Pages

No Russian wheat (inflation) exports

- Export ban contains inflation impact in Russia "We expect a smaller inflation impact of the wheat shortage than widely believed. The export ban more than offsets the 25% shortfall in the harvest. Moreover, the government is tapping into its reserves, while producers will be nudged to absorb some of the price increases. We revise our inflation forecast up by only 0.8ppts for end-year (to 7.8%) and 0.7ppts for the 2010 average (to 6.7%). However, we still think this will prevent the further rate cuts we had expected until now."

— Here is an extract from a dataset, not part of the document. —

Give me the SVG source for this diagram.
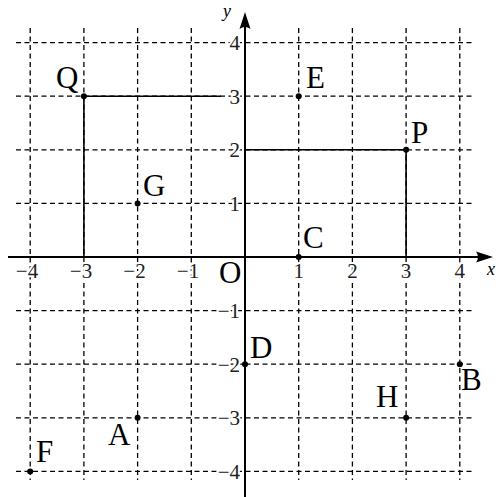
<svg xmlns="http://www.w3.org/2000/svg" width="499" height="497" viewBox="0 0 499 497">
<style>
.grid{stroke:#000;stroke-width:1.3;stroke-dasharray:5 3.5;fill:none}
.solid{stroke:#000;stroke-width:1.6;fill:none}
.axis{stroke:#000;stroke-width:2;fill:none}
.lbl{font-family:"Liberation Serif",serif;font-size:31px;fill:#000}
.num{font-family:"Liberation Serif",serif;font-size:21px;fill:#222;stroke:#fff;stroke-width:4;paint-order:stroke}
.var{font-family:"Liberation Serif",serif;font-style:italic;font-size:18px;fill:#000}
.dot{fill:#000}
</style>
<rect width="499" height="497" fill="#fff"/>
<g id="grid">
<path class="grid" d="M30.2,28V480M83.9,28V480M137.6,28V480M191.3,28V480M298.7,28V480M352.4,28V480M406.1,28V480M459.8,28V480"/>
<path class="grid" d="M16,42.6H472M16,96.2H472M16,149.8H472M16,203.4H472M16,310.6H472M16,364.2H472M16,417.8H472M16,471.4H472"/>
</g>
<g id="ticks">
<text class="num" x="298.7" y="278" text-anchor="middle">1</text>
<text class="num" x="352.4" y="278" text-anchor="middle">2</text>
<text class="num" x="406.1" y="278" text-anchor="middle">3</text>
<text class="num" x="459.8" y="278" text-anchor="middle">4</text>
<text class="num" x="188" y="278" text-anchor="middle">−1</text>
<text class="num" x="134.5" y="278" text-anchor="middle">−2</text>
<text class="num" x="81" y="278" text-anchor="middle">−3</text>
<text class="num" x="27" y="278" text-anchor="middle">−4</text>
<text class="num" x="240" y="50" text-anchor="end">4</text>
<text class="num" x="240" y="103.6" text-anchor="end">3</text>
<text class="num" x="240" y="157.2" text-anchor="end">2</text>
<text class="num" x="240" y="210.8" text-anchor="end">1</text>
<text class="num" x="240" y="318" text-anchor="end">−1</text>
<text class="num" x="240" y="371.6" text-anchor="end">−2</text>
<text class="num" x="240" y="425.2" text-anchor="end">−3</text>
<text class="num" x="240" y="478.8" text-anchor="end">−4</text>
</g>
<g id="connectors">
<path class="solid" d="M83.9,96.2V257M83.9,96.2H221"/>
<path class="solid" d="M245,149.8H406.1V257"/>
</g>
<g id="axes">
<path class="axis" d="M8,257H480"/>
<path class="axis" d="M245,497V25"/>
<path d="M493,257L476,251.5Q480,257 476,262.5Z" fill="#000"/>
<path d="M245,12L239.5,29Q245,25 250.5,29Z" fill="#000"/>
<text class="var" x="487" y="275">x</text>
<text class="var" x="223" y="17">y</text>
<text class="lbl" x="219" y="283">O</text>
</g>
<g id="Q"><circle class="dot" cx="83.9" cy="96.2" r="3"/><text class="lbl" x="56" y="88">Q</text></g>
<g id="E"><circle class="dot" cx="298.7" cy="96.2" r="3"/><text class="lbl" x="306" y="88">E</text></g>
<g id="P"><circle class="dot" cx="406.1" cy="149.8" r="3"/><text class="lbl" x="411" y="143">P</text></g>
<g id="G"><circle class="dot" cx="137.6" cy="203.4" r="3"/><text class="lbl" x="143" y="196">G</text></g>
<g id="C"><circle class="dot" cx="298.7" cy="257" r="3"/><text class="lbl" x="303" y="248">C</text></g>
<g id="D"><circle class="dot" cx="245" cy="364.2" r="3"/><text class="lbl" x="250" y="358">D</text></g>
<g id="B"><circle class="dot" cx="459.8" cy="364.2" r="3"/><text class="lbl" x="461" y="390">B</text></g>
<g id="H"><circle class="dot" cx="406.1" cy="417.8" r="3"/><text class="lbl" x="376" y="407">H</text></g>
<g id="A"><circle class="dot" cx="137.6" cy="417.8" r="3"/><text class="lbl" x="108" y="445">A</text></g>
<g id="F"><circle class="dot" cx="30.2" cy="471.4" r="3"/><text class="lbl" x="36" y="462">F</text></g>
</svg>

- CEE floods do not change our dovish bias "Also in Hungary and Poland, where floods have been severe, and harvests are expected to be 7-15% down relative to 2009, we maintain our dovish bias. In both cases, food price inflation is very low, and core inflation remains (or is expected to come soon) under control. Pricing power remains weak—clearly in Hungary but also in Poland where productivity is growing well in excess of wages. We expect inflation to remain within the target corridor despite the food price shock in Poland and to return to close to the target in Hungary. We recommend receiving 1y IRS in Hungary and see the risk to our 25bp hike in Poland this year to the downside."
- Another reason for Turkey linkers; Egypt’s budget hit hard "Ironically, Turkey linkers may be the best way to position for higher wheat prices in Russia, in our view. Yes, Turkey is a net exporter of wheat, but higher world prices will likely affect domestic prices. And Turkey is most prone to second round effects, with inflation expectations above target and credit and wage growth also pointing towards higher inflation. Egypt, in turn, will be hit hard fiscally due to the wheat subsidies; these, however, should contain the inflationary impact."
- The week behind & week ahead "July CPI surprised to the downside in Russia and Turkey, but food price inflation is around the corner the former, while the upcoming Ramadan effects together with solid domestic demand look set to exert upward pressure for the latter. Meanwhile, the CNB kept rates steady but struck a dovish tone. The central bank explicitly warned of possible actions (ie, intervention or rate cuts) should the rapid pace of CZK appreciation continue. Still, EUR-CZK only moved 0.3% higher. A busy data calendar in the week ahead with a slew of data on inflation and output. The base effects should subtract from inflation in Hungary, Poland and possibly Egypt, but are less supportive for the Czech R. In Romania, the VAT hike will likely see a spike in inflation last month. Meanwhile, GDP growth likely accelerated in Q2 across CEE (Czech R, Hungary, Romania), driven mainly by external demand – downside risks from here though. In Russia, we also expect GDP growth to accelerate in Q2 on the back improving domestic demand and net exports. Separately, we expect IP growth to slow in Turkey and South Africa."